TORINO - Polizia e Carabinieri torinesi, assieme a vigili del fuoco e polizia locale, hanno sgomberato all’alba a Torrazza Piemonte, in provincia di Torino, la villa dell’affiliato alla ‘Ndrangheta Rocco Schirripa. All’interno dell’immobile, che risulta confiscato nel 1998, viveva ancora da quasi trent’anni la famiglia del pregiudicato, nonostante il bene fosse stato destinato al Comune.

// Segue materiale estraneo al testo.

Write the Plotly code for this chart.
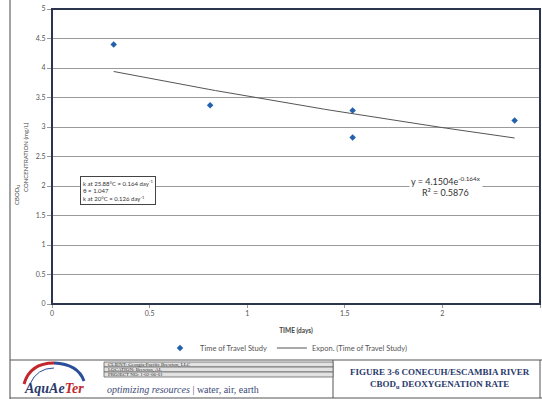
import numpy as np
import plotly.graph_objects as go

# Time of travel study observations
time_days = [0.316, 0.81, 1.54, 1.54, 2.37]
cbod_mgL = [4.40, 3.37, 3.28, 2.82, 3.11]

# Exponential fit of the observations: y = A * exp(-k x)
fit_a = 4.1504
fit_k = 0.164
fit_r2 = 0.5876

x_ticks = [0, 0.5, 1, 1.5, 2, 2.5]
y_ticks = [0, 0.5, 1, 1.5, 2, 2.5, 3, 3.5, 4, 4.5, 5]

W, H = 542, 399
L, R, T, B = 52, 540, 9, 304


def px(x):
    return (x - L) / (R - L)


def py(y):
    return (B - y) / (B - T)


NAVY = "#2b3a6b"
fig = go.Figure()

fig.add_trace(go.Scatter(
    x=time_days, y=cbod_mgL, mode="markers", name="Time of Travel Study",
    marker=dict(symbol="diamond", size=5, color="#2161ad"),
))

xfit = np.linspace(min(time_days), max(time_days), 60)
fig.add_trace(go.Scatter(
    x=xfit, y=fit_a * np.exp(-fit_k * xfit), mode="lines",
    name="Expon. (Time of Travel Study)",
    line=dict(color="#555555", width=1),
))

font_main = "Lato, 'Open Sans', sans-serif"
fig.update_layout(
    width=W, height=H,
    margin=dict(l=L, r=W - R, t=T, b=H - B),
    paper_bgcolor="white", plot_bgcolor="white",
    font=dict(family=font_main, size=7, color="#555555"),
    showlegend=True,
    legend=dict(orientation="h", x=px(160), xanchor="left",
                y=py(348), yanchor="middle",
                font=dict(size=7.5, color="#555555"),
                bgcolor="rgba(0,0,0,0)", itemwidth=30),
    xaxis=dict(range=[0, 2.5], tickvals=x_ticks,
               ticktext=[f"{v:g}" for v in x_ticks],
               showgrid=False, zeroline=False, showline=False,
               ticks="outside", ticklen=3, tickcolor="#999999",
               title=dict(text="<b>TIME (days)</b>", standoff=12,
                          font=dict(size=6.5, color="#444444"))),
    yaxis=dict(range=[0, 5], tickvals=y_ticks,
               ticktext=[f"{v:g}" for v in y_ticks],
               showgrid=True, gridcolor="#9a9a9a", gridwidth=1,
               zeroline=False, showline=False,
               ticks="outside", ticklen=4, tickcolor="#999999"),
)

# Plot-area frame
fig.add_shape(type="rect", xref="paper", yref="paper", x0=0, x1=1, y0=0, y1=1,
              line=dict(color="#2b3550", width=2))


def note(x, y, text, size, color="#444444", family=None, xanchor="center",
         yanchor="middle", **kw):
    f = dict(size=size, color=color)
    if family:
        f["family"] = family
    fig.add_annotation(xref="paper", yref="paper", x=px(x), y=py(y), text=text,
                       xanchor=xanchor, yanchor=yanchor, showarrow=False,
                       font=f, **kw)


# Y-axis title in two parts
note(25, 157, "CONCENTRATION (mg/L)", 6, textangle=-90)
note(17, 195, "CBOD<sub>U</sub>", 6, textangle=-90)

# Rate constants box
note(80, 190,
     "k at 25.88°C = 0.164 day<sup>-1</sup><br>θ = 1.047<br>k at 20°C = 0.126 day<sup>-1</sup>",
     6, color="#333333", xanchor="left", align="left", bgcolor="white",
     bordercolor="#444444", borderwidth=1, borderpad=2)

# Trendline equation
fig.add_annotation(
    xref="x", yref="y", x=2.02, y=2.0, xanchor="center", yanchor="middle",
    text=f"y = {fit_a:.4f}e<sup>-{fit_k:g}x</sup><br>R² = {fit_r2:.4f}",
    showarrow=False, bgcolor="white", font=dict(size=9, color="#333333"))


# Sheet frame and title block
def hline(y, x0, x1, w=1, c="#555555"):
    fig.add_shape(type="line", xref="paper", yref="paper", x0=px(x0), x1=px(x1),
                  y0=py(y), y1=py(y), line=dict(color=c, width=w))


def vline(x, y0, y1, w=1, c="#555555"):
    fig.add_shape(type="line", xref="paper", yref="paper", x0=px(x), x1=px(x),
                  y0=py(y0), y1=py(y1), line=dict(color=c, width=w))


vline(10, 0, 399, 1.2, "#666666")
hline(360, 10, 542, 1.2, "#555555")
hline(398, 10, 542, 1.2, "#555555")
vline(333, 360, 398, 1, "#555555")
vline(540, 360, 398, 1, "#555555")

# Project info rows
rows = ["CLIENT: Georgia-Pacific Brewton, LLC", "LOCATION: Brewton, AL",
        "PROJECT NO: 1-02-06-01"]
for i, txt in enumerate(rows):
    y0 = 362 + i * 5
    fig.add_shape(type="rect", xref="paper", yref="paper", x0=px(104), x1=px(333),
                  y0=py(y0), y1=py(y0 + 5), line=dict(color="#666666", width=0.8),
                  fillcolor="#e2e2e2")
    note(106, y0 + 2.5, txt, 5, color="#333333", family="Liberation Serif",
         xanchor="left")

note(105, 389, "<i>optimizing resources</i> | water, air, earth", 10,
     color="#3c4a78", family="Liberation Serif", xanchor="left")

# Logo arc and name
fig.add_shape(type="path", xref="paper", yref="paper",
              path=f"M {px(24)},{py(384)} Q {px(30)},{py(363)} {px(54)},{py(363)}",
              line=dict(color="#c0282d", width=3))
fig.add_shape(type="path", xref="paper", yref="paper",
              path=f"M {px(54)},{py(363)} Q {px(78)},{py(364)} {px(84)},{py(381)}",
              line=dict(color="#2b4e9a", width=3))
fig.add_shape(type="path", xref="paper", yref="paper",
              path=f"M {px(30)},{py(384)} Q {px(37)},{py(368)} {px(54)},{py(368)}",
              line=dict(color="#2b4e9a", width=1))
note(54, 388, "<b><i>AquAe<span style='color:#c0282d'>Ter</span></i></b>", 14,
     color=NAVY, family="Liberation Serif")

# Figure title
note(440, 378,
     "<b>FIGURE 3-6 CONECUH/ESCAMBIA RIVER<br>CBOD<sub>u</sub> DEOXYGENATION RATE</b>",
     9, color=NAVY, family="Liberation Serif")

fig.write_html("out.html")
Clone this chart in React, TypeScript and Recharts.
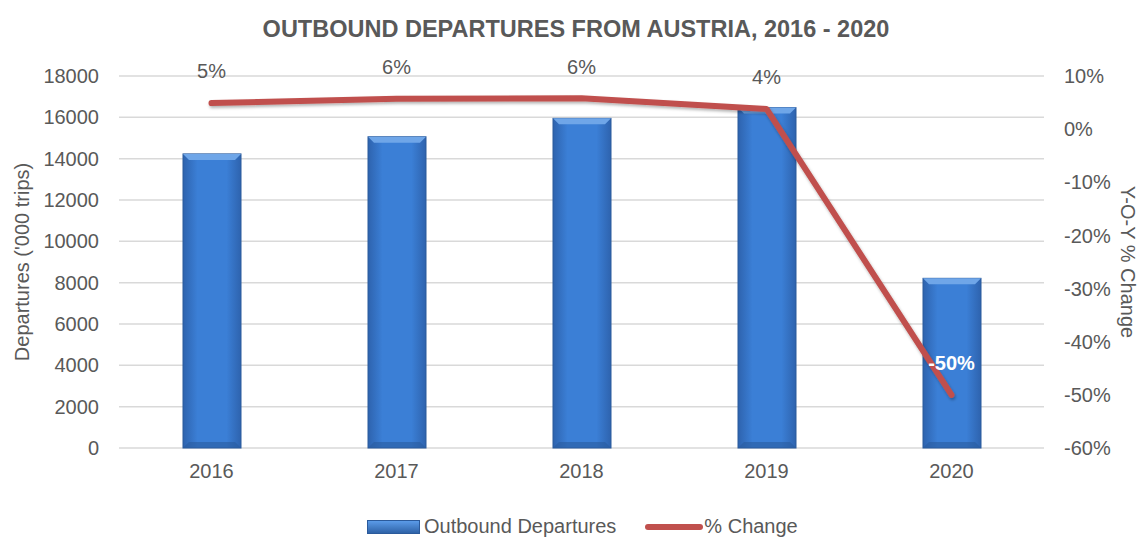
import React from "react";
import {
  ComposedChart,
  Bar,
  Line,
  XAxis,
  YAxis,
  CartesianGrid,
  LabelList,
} from "recharts";

const years = ["2016", "2017", "2018", "2019", "2020"];
const departures = [14230, 15060, 15950, 16470, 8210];
const pctChange = [4.9, 5.7, 5.8, 3.8, -50];
const leftTicks = [0, 2000, 4000, 6000, 8000, 10000, 12000, 14000, 16000, 18000];
const rightTicks = [-60, -50, -40, -30, -20, -10, 0, 10];

const FONT = '"Liberation Sans", Arial, sans-serif';
const GREY = "#595959";

const data = years.map((year, i) => ({
  year,
  departures: departures[i],
  change: pctChange[i],
}));

// bevelled blue bar like the office chart style
function BevelBar(props: any) {
  const { x, y, width, height } = props;
  if (!height || height <= 0) return null;
  const b = 6;
  return (
    <g>
      <rect x={x} y={y} width={width} height={height} fill="url(#barGrad)" stroke="#2B5A9B" strokeWidth={1} />
      <polygon
        points={`${x},${y} ${x + width},${y} ${x + width - b},${y + b} ${x + b},${y + b}`}
        fill="#6FA6E8"
      />
      <polygon
        points={`${x},${y + height} ${x + width},${y + height} ${x + width - b},${y + height - b} ${x + b},${y + height - b}`}
        fill="#2A5C9E"
        opacity={0.6}
      />
    </g>
  );
}

function ChangeLabel(props: any) {
  const { x, y, value, index } = props;
  const last = index === pctChange.length - 1;
  return (
    <text
      x={x}
      y={y - 30}
      textAnchor="middle"
      dominantBaseline="middle"
      fontFamily={FONT}
      fontSize={20}
      fontWeight={last ? 700 : 400}
      fill={last ? "#FFFFFF" : GREY}
    >
      {`${Math.round(value)}%`}
    </text>
  );
}

export default function App() {
  const tick = { fill: GREY, fontSize: 20, fontFamily: FONT };
  return (
    <div style={{ position: "absolute", left: 0, top: 0, width: 1142, height: 540, background: "#fff" }}>
      <div
        style={{
          position: "absolute",
          top: 16,
          width: 1152,
          textAlign: "center",
          fontFamily: FONT,
          fontWeight: 700,
          fontSize: 23.5,
          color: GREY,
        }}
      >
        OUTBOUND DEPARTURES FROM AUSTRIA, 2016 - 2020
      </div>
      <ComposedChart
        width={1142}
        height={540}
        data={data}
        margin={{ top: 76, right: 0, bottom: 62, left: 0 }}
      >
        <defs>
          <linearGradient id="barGrad" x1="0" y1="0" x2="1" y2="0">
            <stop offset="0%" stopColor="#2E63AE" />
            <stop offset="25%" stopColor="#3B7FD6" />
            <stop offset="75%" stopColor="#3B7FD6" />
            <stop offset="100%" stopColor="#2E63AE" />
          </linearGradient>
          <filter id="lineShadow" x="-10%" y="-10%" width="120%" height="130%">
            <feDropShadow dx="1" dy="2" stdDeviation="1.5" floodColor="#000" floodOpacity="0.3" />
          </filter>
        </defs>
        <CartesianGrid yAxisId="left" vertical={false} stroke="#D9D9D9" strokeWidth={1.5} />
        <XAxis
          dataKey="year"
          tick={tick}
          tickLine={false}
          axisLine={false}
          tickSize={0}
          tickMargin={16}
        />
        <YAxis
          yAxisId="left"
          orientation="left"
          width={119}
          domain={[0, 18000]}
          ticks={leftTicks}
          interval={0}
          tick={tick}
          tickLine={false}
          axisLine={false}
          tickSize={0}
          tickMargin={20}
          label={{
            value: "Departures ('000 trips)",
            angle: -90,
            position: "insideLeft",
            offset: 22,
            style: { textAnchor: "middle", fill: GREY, fontSize: 20, fontFamily: FONT },
          }}
        />
        <YAxis
          yAxisId="right"
          orientation="right"
          width={98}
          domain={[-60, 10]}
          ticks={rightTicks}
          interval={0}
          tickFormatter={(v: number) => `${v}%`}
          tick={tick}
          tickLine={false}
          axisLine={false}
          tickSize={0}
          tickMargin={20}
          label={{
            value: "Y-O-Y % Change",
            angle: 90,
            position: "insideRight",
            offset: 14,
            style: { textAnchor: "middle", fill: GREY, fontSize: 20, fontFamily: FONT },
          }}
        />
        <Bar
          yAxisId="left"
          dataKey="departures"
          barSize={58}
          shape={<BevelBar />}
          isAnimationActive={false}
        />
        <Line
          yAxisId="right"
          dataKey="change"
          stroke="#C0504D"
          strokeWidth={6}
          strokeLinecap="round"
          strokeLinejoin="round"
          dot={false}
          activeDot={false}
          filter="url(#lineShadow)"
          isAnimationActive={false}
        >
          <LabelList dataKey="change" content={<ChangeLabel />} />
        </Line>
      </ComposedChart>
      <div
        style={{
          position: "absolute",
          top: 515,
          left: 367,
          display: "flex",
          alignItems: "center",
          fontFamily: FONT,
          fontSize: 20,
          color: GREY,
          whiteSpace: "nowrap",
        }}
      >
        <span
          style={{
            display: "inline-block",
            width: 51,
            height: 12,
            background: "linear-gradient(#5B9BE8, #2F63A8)",
            border: "1px solid #2B5A9B",
            marginRight: 4,
          }}
        />
        <span>Outbound Departures</span>
        <span
          style={{
            display: "inline-block",
            width: 58,
            height: 6,
            borderRadius: 3,
            background: "#C0504D",
            marginLeft: 29,
            marginRight: 1,
          }}
        />
        <span>% Change</span>
      </div>
    </div>
  );
}
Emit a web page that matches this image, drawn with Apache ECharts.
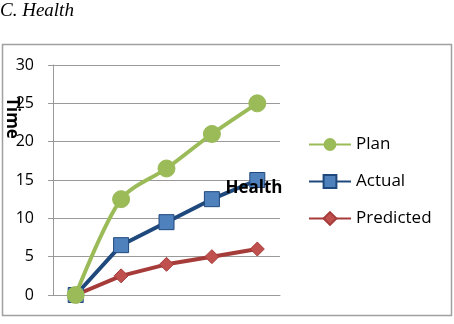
<!DOCTYPE html>
<html><head><meta charset="utf-8">
<script src="https://cdn.jsdelivr.net/npm/echarts@6/dist/echarts.min.js"></script>
<style>html,body{margin:0;padding:0;background:#fff}#c{width:454px;height:324px}</style>
</head><body><div id="c"></div>
<script>
const categories = ['1', '2', '3', '4', '5'];
const plan = [0, 12.5, 16.5, 21, 25];
const actual = [0, 6.5, 9.5, 12.5, 15];
const predicted = [0, 2.5, 4, 5, 6];
const yTicks = [0, 5, 10, 15, 20, 25, 30];

const chart = echarts.init(document.getElementById('c'), null, {renderer: 'canvas'});
const font = '"Open Sans", "Noto Sans", sans-serif';
chart.setOption({
  animation: false,
  backgroundColor: '#fff',
  grid: {left: 53, right: 174, top: 65, bottom: 29},
  graphic: [
    {type: 'rect', shape: {x: 2.5, y: 44.5, width: 449, height: 271}, style: {fill: 'none', stroke: '#a0a0a0', lineWidth: 1.5}, z: -1},
    {type: 'text', left: 0, top: 1, style: {text: 'C. Health', font: 'italic 19px "Liberation Serif", serif', fill: '#000'}},
    {type: 'text', x: 12, y: 118, rotation: -Math.PI / 2, style: {text: 'Time', font: 'bold 17px ' + font, fill: '#000', align: 'center', verticalAlign: 'middle'}, z: 10},
    {type: 'text', x: 254, y: 188, style: {text: 'Health', font: 'bold 17px ' + font, fill: '#000', align: 'center', verticalAlign: 'middle'}, z: 10}
  ],
  legend: {
    orient: 'vertical', left: 303, top: 131, itemGap: 20, itemWidth: 42, itemHeight: 16,
    textStyle: {fontFamily: font, fontSize: 17, color: '#000'},
    data: ['Plan', 'Actual', 'Predicted']
  },
  xAxis: {
    type: 'category', data: categories, boundaryGap: true,
    axisLine: {show: true, lineStyle: {color: '#9a9a9a'}},
    axisTick: {show: false}, axisLabel: {show: false}, splitLine: {show: false}
  },
  yAxis: {
    type: 'value', min: 0, max: 30, interval: 5,
    axisLine: {show: true, lineStyle: {color: '#9a9a9a'}},
    axisTick: {show: true, length: 5, lineStyle: {color: '#9a9a9a'}},
    axisLabel: {fontFamily: font, fontSize: 16, color: '#000', margin: 19,
      formatter: v => yTicks.includes(v) ? String(v) : ''},
    splitLine: {show: true, lineStyle: {color: '#9a9a9a', width: 1}}
  },
  series: [
    {name: 'Predicted', type: 'line', data: predicted, symbol: 'diamond', symbolSize: 14,
      lineStyle: {color: '#a63c3a', width: 4}, itemStyle: {color: '#c0504d', borderColor: '#a63c3a', borderWidth: 1}, z: 2},
    {name: 'Actual', type: 'line', data: actual, symbol: 'rect', symbolSize: 15,
      lineStyle: {color: '#1f497d', width: 4}, itemStyle: {color: '#4f81bd', borderColor: '#1f497d', borderWidth: 1}, z: 3},
    {name: 'Plan', type: 'line', data: plan, symbol: 'circle', symbolSize: 17, smooth: 0.3,
      lineStyle: {color: '#9bbb59', width: 4}, itemStyle: {color: '#9bbb59', borderColor: '#9bbb59'}, z: 4}
  ]
});
</script></body></html>
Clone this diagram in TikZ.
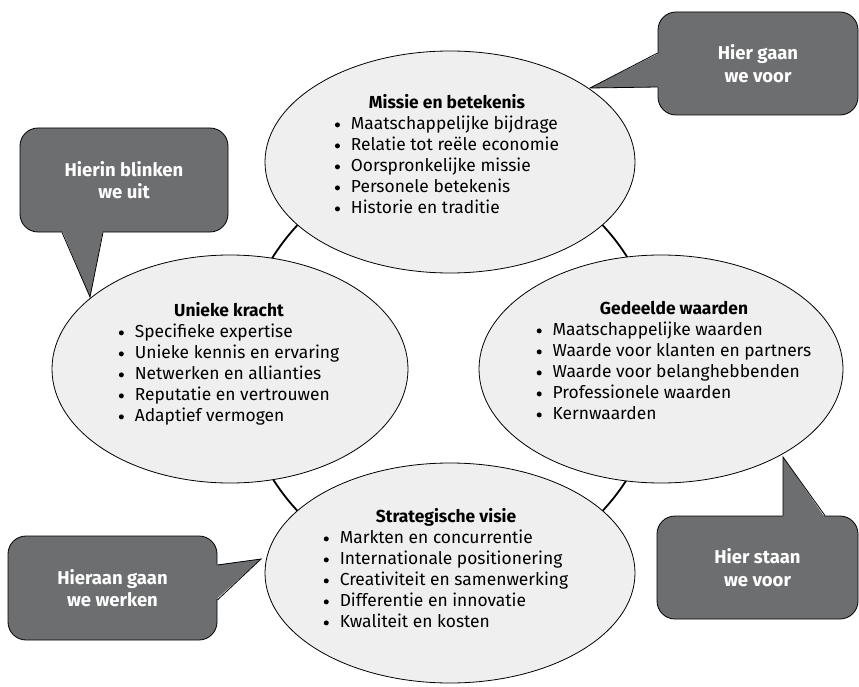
\documentclass[tikz,border=0pt]{standalone}
\usepackage{fontspec}
\setmainfont{Fira Sans}
\usetikzlibrary{shapes.geometric}
\definecolor{ellfill}{HTML}{EFEFEF}
\definecolor{callfill}{HTML}{6D6E70}
\newcommand{\bul}{\makebox[16pt][l]{\tikz[baseline=0pt]\fill[black] (2.7pt,4.8pt) circle[radius=2.5pt];}}
\newcommand{\ttl}[1]{\multicolumn{1}{@{}c@{}}{\bfseries #1}}
\begin{document}
\begin{tikzpicture}[x=1pt,y=-1pt,
  ell/.style={ellipse, draw=black, line width=0.8pt, fill=ellfill, inner sep=0pt, outer sep=0pt},
  blk/.style={font=\fontsize{17.4}{21}\selectfont, inner sep=0pt},
  callbox/.style={draw=black, line width=0.8pt, fill=callfill, rounded corners=18pt, inner sep=0pt, font=\fontsize{18.5}{22.5}\selectfont\bfseries, text=white, align=center},
  ptrfill/.style={fill=callfill},
  ptrline/.style={draw=black, line width=0.8pt, line join=miter}]
\useasboundingbox (0,0) rectangle (859,687);
% ring
\node[circle, draw=black, line width=1.8pt, minimum size=418pt, inner sep=0pt] (ring) at (450,368) {};
% ellipses
\node[ell, minimum width=370pt, minimum height=222pt] (top) at (450,162) {};
\node[ell, minimum width=356pt, minimum height=228pt] (left) at (230,369) {};
\node[ell, minimum width=364pt, minimum height=228pt] (right) at (661,369) {};
\node[ell, minimum width=370pt, minimum height=220pt] (bottom) at (450,573) {};
% texts
\node[blk] (ttop) at (447,157) {\begin{tabular}{@{}l@{}}\ttl{Missie en betekenis}\\
\bul Maatschappelijke bijdrage\\
\bul Relatie tot reële economie\\
\bul Oorspronkelijke missie\\
\bul Personele betekenis\\
\bul Historie en traditie\end{tabular}};
\node[blk] (tleft) at (229,365) {\begin{tabular}{@{}l@{}}\ttl{Unieke kracht}\\
\bul Specifieke expertise\\
\bul Unieke kennis en ervaring\\
\bul Netwerken en allianties\\
\bul Reputatie en vertrouwen\\
\bul Adaptief vermogen\end{tabular}};
\node[blk] (tright) at (674,363) {\begin{tabular}{@{}l@{}}\ttl{Gedeelde waarden}\\
\bul Maatschappelijke waarden\\
\bul Waarde voor klanten en partners\\
\bul Waarde voor belanghebbenden\\
\bul Professionele waarden\\
\bul Kernwaarden\end{tabular}};
\node[blk] (tbottom) at (446,571) {\begin{tabular}{@{}l@{}}\ttl{Strategische visie}\\
\bul Markten en concurrentie\\
\bul Internationale positionering\\
\bul Creativiteit en samenwerking\\
\bul Differentie en innovatie\\
\bul Kwaliteit en kosten\end{tabular}};
% callouts
\node[callbox, minimum width=200pt, minimum height=103pt] (c1) at (758,63.5) {Hier gaan\\we voor};
\node[callbox, minimum width=208pt, minimum height=104pt] (c2) at (124,180) {Hierin blinken\\we uit};
\node[callbox, minimum width=209pt, minimum height=104pt] (c3) at (112.5,588) {Hieraan gaan\\we werken};
\node[callbox, minimum width=201pt, minimum height=103pt] (c4) at (757.5,567.5) {Hier staan\\we voor};
\coordinate (tip1) at (590,88);
\coordinate (tip2) at (90,297);
\coordinate (tip3) at (261,559);
\coordinate (tip4) at (783,457);
% pointers
\fill[ptrfill] ([shift={(2,-10.5)}]c1.west) -- (tip1) -- ([shift={(2,23.5)}]c1.west) -- cycle;
\draw[ptrline] ([shift={(0,-10.5)}]c1.west) -- (tip1) -- ([shift={(0,23.5)}]c1.west);
\fill[ptrfill] ([shift={(-62,-2)}]c2.south) -- (tip2) -- ([shift={(-21,-2)}]c2.south) -- cycle;
\draw[ptrline] ([shift={(-62,0)}]c2.south) -- (tip2) -- ([shift={(-21,0)}]c2.south);
\fill[ptrfill] ([shift={(-2,-23)}]c3.east) -- (tip3) -- ([shift={(-2,12)}]c3.east) -- cycle;
\draw[ptrline] ([shift={(0,-23)}]c3.east) -- (tip3) -- ([shift={(0,12)}]c3.east);
\fill[ptrfill] ([shift={(25.5,2)}]c4.north) -- (tip4) -- ([shift={(67.5,2)}]c4.north) -- cycle;
\draw[ptrline] ([shift={(25.5,0)}]c4.north) -- (tip4) -- ([shift={(67.5,0)}]c4.north);
\end{tikzpicture}
\end{document}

Schirripa fu arrestato in quanto ritenuto responsabile dell’omicidio del procuratore della Repubblica, Bruno Caccia, avvenuto nel capoluogo regionale piemontese il 26 giugno del 1983. Per quel delitto è in carcere per scontare la pena dell’ergastolo. Nel 2015 la Corte di Cassazione confermò la sua condanna con l’art.416 bis in quanto appartenente alla ‘ndrina locale di Moncalieri, “con il ruolo di padrino”.
Era domenica 26 giugno 1983 quando Caccia aveva, come era solito fare, deciso di concedere un giorno di riposo alla propria scorta. Alle 23.30, mentre portava a passeggio il proprio cane, venne affiancato da una macchina, una Fiat 128 di colore verde, con almeno due uomini a bordo: venne freddato con 14 colpi, alcuni esplosi a distanza ravvicinata. Soltanto un mese prima dell’omicidio aveva revocato la domanda per il posto di procuratore generale di Torino.
Le indagini inizialmente si concentrarono sulla pista terroristica, erano gli anni di piombo e per di più le indagini di Caccia riguardavano in modo diretto molti brigatisti. Il giorno seguente, le Brigate rosse rivendicarono l’omicidio, ma presto la rivendicazione risultò falsa. Inoltre, nessuno dei brigatisti in carcere rivelò che fosse mai stato pianificato l’omicidio del magistrato cuneese. L’imbeccata giusta arrivò da un mafioso in galera, Francesco Miano, boss del clan dei catanesi che si era insediato a Torino.